We don’t have to believe what Garvey says, nor do we have to give him our money if we don’t want to, but we must give him credit for putting on a hustle, especially in view of the fact that the “panic” was on when he started out to bring the S. S. Booker T. Washington in.
—Professor Fudge, The Afro-American (Baltimore, MD), 7 Feb. 1925
While standing there wondering what ruse I should use to gain entrance, I heard a dignified chap vociferously remark: “Ten cents to see Jesus is a hustle.”
—Roi Ottley, New York Amsterdam News, 5 May 1934
He charged that when Dr. Pearson told Mr. Murray that he would be given a scholarship, if he attended Howard University and on the witness stand admitted that no such scholarship would have been given, the president was admitting that he was giving the applicant a “hustle.”
—The Afro-American (Baltimore, MD), 22 Jun. 1935
At about the same time the word began to also be used in a non-judgmental sense, referring simply to an attempt to make money, and not an attempt to fleece someone.
Now the construction put on that answer of mine by the people to whom I told the story was the reason that I said to her that she didn’t need me was because if she didn’t get it, it eliminated my chance for a hustle.
—Henry Teenan Jones, The Chicago Defender, 18 Nov. 1933
Jim, with the odd faculty good southern boys have for organizing a “hustle” or proposition, formed what we called the American Giants Booster Club and employed the peculiar talents of on King Jones, then the nation’s first great Oxford Gray master of ceremonies employed at the old Royal Gardens where King Joe Oliver and Louie Armstrong were making musical history.
—Dan Burley, The New York Amsterdam news, 8 Apr. 1944
By the 1950s we see the hustle modified by side, and again, the use from this time is exclusively found in African-American newspapers. In its initial use side-hustle appears to have been applied to both a scam and a legitimate job; the four citations below are split evenly between these two meanings.
Alex Barnes of the Capitol Times was doing a public relations job at the conference as a side hustle.
—The Chicago Defender, 12 Aug. 1950
That Broad and Market sts. area shoe shine boy whose lucrative side-"hustle" is "smotheing" numbers bets. He stashes the slips in a slot in his box.
—Sam Early, The Philadelphia Tribune, 19 Jun. 1956
Jones Craig and Leonard West, two of Pepsi-Cola’s crack salesmen, have themselves a profitable side-hustle; decorating.

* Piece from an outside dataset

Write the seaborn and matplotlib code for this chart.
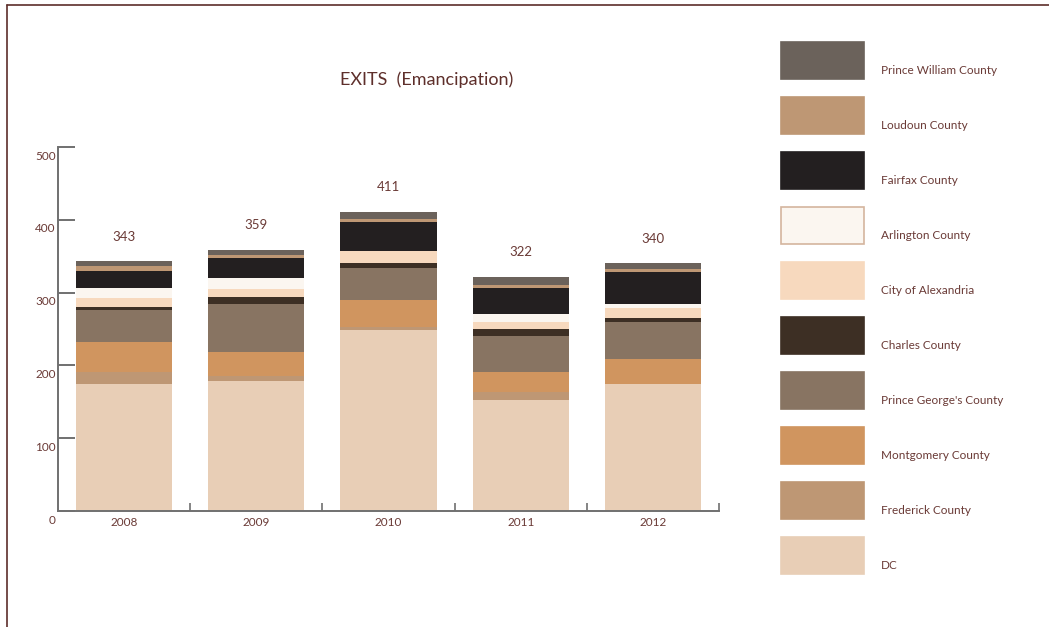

–Lewis A. H. Caldwell, Daily Defender (Chicago, IL), 23 Oct. 1957
That well-known Chicago Scoutmaster and church official whose friends are unaware of his lucrative side-hustle. Once he’s away from his Boy Scouts and church cronies he dons a colorful costume, pulls out a crystal ball, and becomes a “Prophet” who sells numbers and gives spiritual advice to all who pay his fat fee.
—Masco Young, The Pittsburgh Courier, 18 Jan. 1958
Side-hustle has been in regular use now for almost 70 years, although it is only in the last two decades that considerable attention has been paid to the word. This is attributable in part to the fact that many African-American texts (such as The Chicago Defender) have been under-documented, and also due to the word seeing greatly increased use in the Internet age.
Although it may occasionally be found used in reference to the “scam” sense of hustle, the side-hustle of today is predominantly employed in the “job” sense.
"Every millennial I know has a side hustle or two," said Avalon, who does freelance design work, editing work and writing. "I don't know anybody who has one job and makes a living at it.”
—Bill Vogrin, The New York Times, 26 Mar. 2017
As further evidence of how far the hustle in question has traveled from its “scam” roots, one of our most recent citations is describing a not-very-hustler-like activity as a side-hustle.
Kutthroat does cross-stitch as a side hustle.